Sudah jomblo, ngenes pula. Kalimat seperti ini sering kali menghampiri sebagian besar manusia yang normal dan pernah mengalami jatuh cinta. Entah itu jatuh cinta pada teman sekelas, adik kelas, teman seangkatan, bahkan teman sejenis. Biasanya kalimat seperti itu keluar tatkala mereka—jomblo ngenes—baru saja mengalami sebuah tragedi yang lebih mengerikan dari huru-hara soal beras plastik, yaitu cinta imitasi.
Bukan sebuah hal tabu lagi, mengingat zaman yang disebut zaman reformasi tapi buruh masih saja harus outsourcing ini maka semua barang bisa dipalsukan. Bahkan hal yang bukan “barang” bisa dipalsukan. Misal saja harapan palsu.Sungguh malang nasib mereka yang pernah dihinggapi perasaan sayang lalu ditinggalkan karena hanya diberi harapan. Tanpa pernah bisa benar-benar merealisasikan harapan itu. Mau mewujudkan gimana, wong harapannya saja palsu.
Siapa yang patut disalahkan dalam kasus seperti ini? Tidak ada yang benar-benar bersalah sebenarnya. Mau menyalahkan yang memberi harapan pasti sang pemberi harapan akan mengeluarkan argumen pembenarannya yang tidak bisa lagi disanggah.
Kalimat yang mematikan dan semakin menusuk dan menohok. “Salah siapa kepedean. Aku saja tidak pernah memberi harapan kok. Kamu saja yang nganggepnya beda.” Mau disanggah pakai kalimat apa lagi kalau sudah begini? Tidak ada kalimat yang mampu melawan kalimat maha kuat dan kokoh sekaligus mengiris ini.
Begitupun jika harus menyalahkan yang diberi harapan. Apa salah seseorang menaruh hati pada orang setiap hari tak pernah lelah menghiasi hari-harinya? Tentu saja tidak. Maka kebenaran sejati tetap jatuh kepada wanita, karena wanita selalu benar Tuhan yang Maha Benar.
Semakin kesini pula, predikat jomblo semakin menurun kastanya.
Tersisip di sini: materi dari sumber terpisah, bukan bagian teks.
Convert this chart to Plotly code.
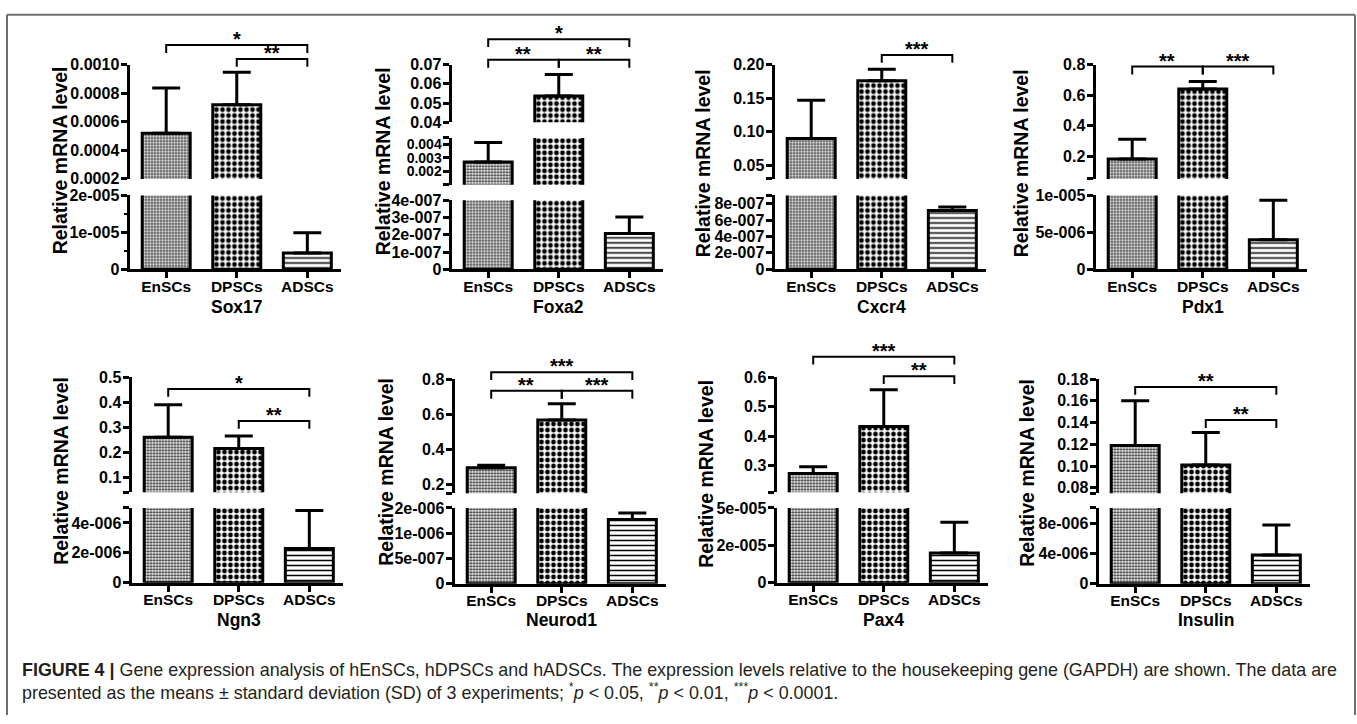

Kalau dulu menjadi jomblo menjadi sebuah hal biasa, alih-alih menggunakan kalimat “Aku mau fokus pada hidupku dan karirku.” Masih bisa menjadi pelindung. Kini kalimat itu sudah tak relevan lagi, bukan tak relevan sebenarnya tapi mungkin kini kalimat ini sudah terlalu tak bermakna dan bagi sebagian orang kalimat seperti ini hanya sebuah kalimat sampah.
Bagaimana tidak, lihat saja jika ada orang menggunakan kalimat itu sebagai tameng, bukan semakin aman dari tuduhan jomblo ngenes malah semakin membusuk dalam kubangan lembah kesengsaraan dan jadi tempat bully yang tak bisa diabaikan bahkan oleh anak SD yang kencing saja belum lurus.
Namun, bukan tak mungkin predikat jones atau jomblo ngenes ini bisa lepas tanpa harus menanggalkan status jomblo yang kadung kuat melekat. Banyak cara sebenarnya, namun sayangnya mereka terlalu malas atau terlalu sulit atau mungkin terlalu memikirkan soal demo kemarin yang tidak dihadiri oleh Jonru sehingga lupa bahwa untuk menjadi Jomblo Happy. Caranya mudah, cukup nikmati apa yang sedang dijalani tanpa pedulikan apa yang orang katakan. Kalau kata Agus Mulyadi “Jomblo Rapopo asal hafal Pancasila, atau kalau tidak ya tahu Hari Panca.”
Salam jomblo, dan semoga tidak kufur dalam fanatisme sempit untuk sekedar memuja kebenaran mereka yang berpasangan, bahkan pasangan presiden sekalipun.